Only a number is wanted here: the number of lines of the data that include "this".

(Listing):
○ ○ ○

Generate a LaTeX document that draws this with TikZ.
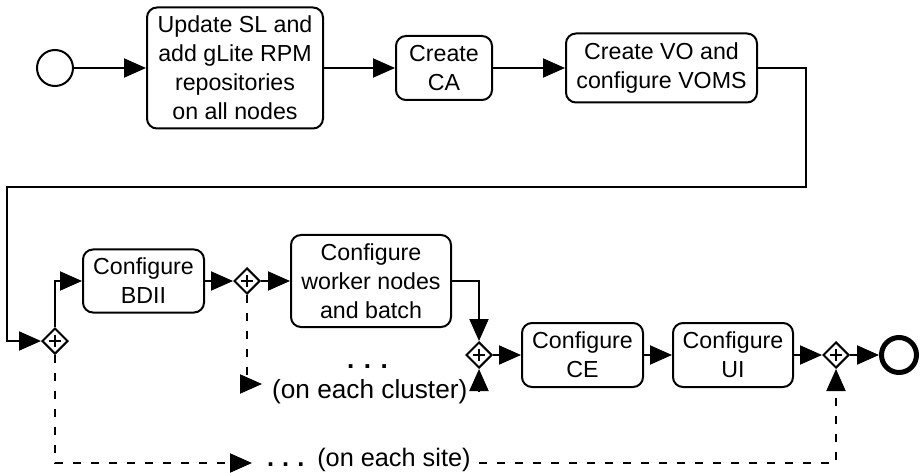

○ ○ ○

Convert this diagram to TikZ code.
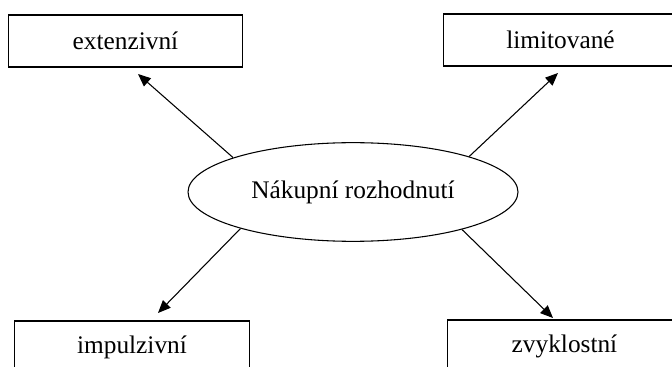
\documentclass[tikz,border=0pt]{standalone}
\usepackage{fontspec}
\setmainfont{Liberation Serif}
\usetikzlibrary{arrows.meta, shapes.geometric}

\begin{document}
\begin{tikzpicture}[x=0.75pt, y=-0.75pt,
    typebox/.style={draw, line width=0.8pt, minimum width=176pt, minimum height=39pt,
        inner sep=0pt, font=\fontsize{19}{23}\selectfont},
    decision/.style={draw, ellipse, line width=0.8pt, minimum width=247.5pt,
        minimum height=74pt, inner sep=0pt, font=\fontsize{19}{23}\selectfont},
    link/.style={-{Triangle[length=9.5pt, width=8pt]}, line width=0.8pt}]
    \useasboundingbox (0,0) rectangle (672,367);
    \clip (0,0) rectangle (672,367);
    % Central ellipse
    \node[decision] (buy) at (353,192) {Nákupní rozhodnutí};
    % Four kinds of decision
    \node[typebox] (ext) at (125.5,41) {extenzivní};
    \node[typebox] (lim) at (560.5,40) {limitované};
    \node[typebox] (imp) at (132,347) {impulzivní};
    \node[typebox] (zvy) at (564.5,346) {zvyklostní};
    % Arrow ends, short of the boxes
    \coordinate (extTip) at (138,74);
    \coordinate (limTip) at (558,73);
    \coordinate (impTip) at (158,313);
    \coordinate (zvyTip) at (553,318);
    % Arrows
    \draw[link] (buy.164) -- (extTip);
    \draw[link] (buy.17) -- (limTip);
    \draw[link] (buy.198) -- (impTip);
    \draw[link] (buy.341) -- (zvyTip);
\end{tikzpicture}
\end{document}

○ ○ ○

(Complete answer):
2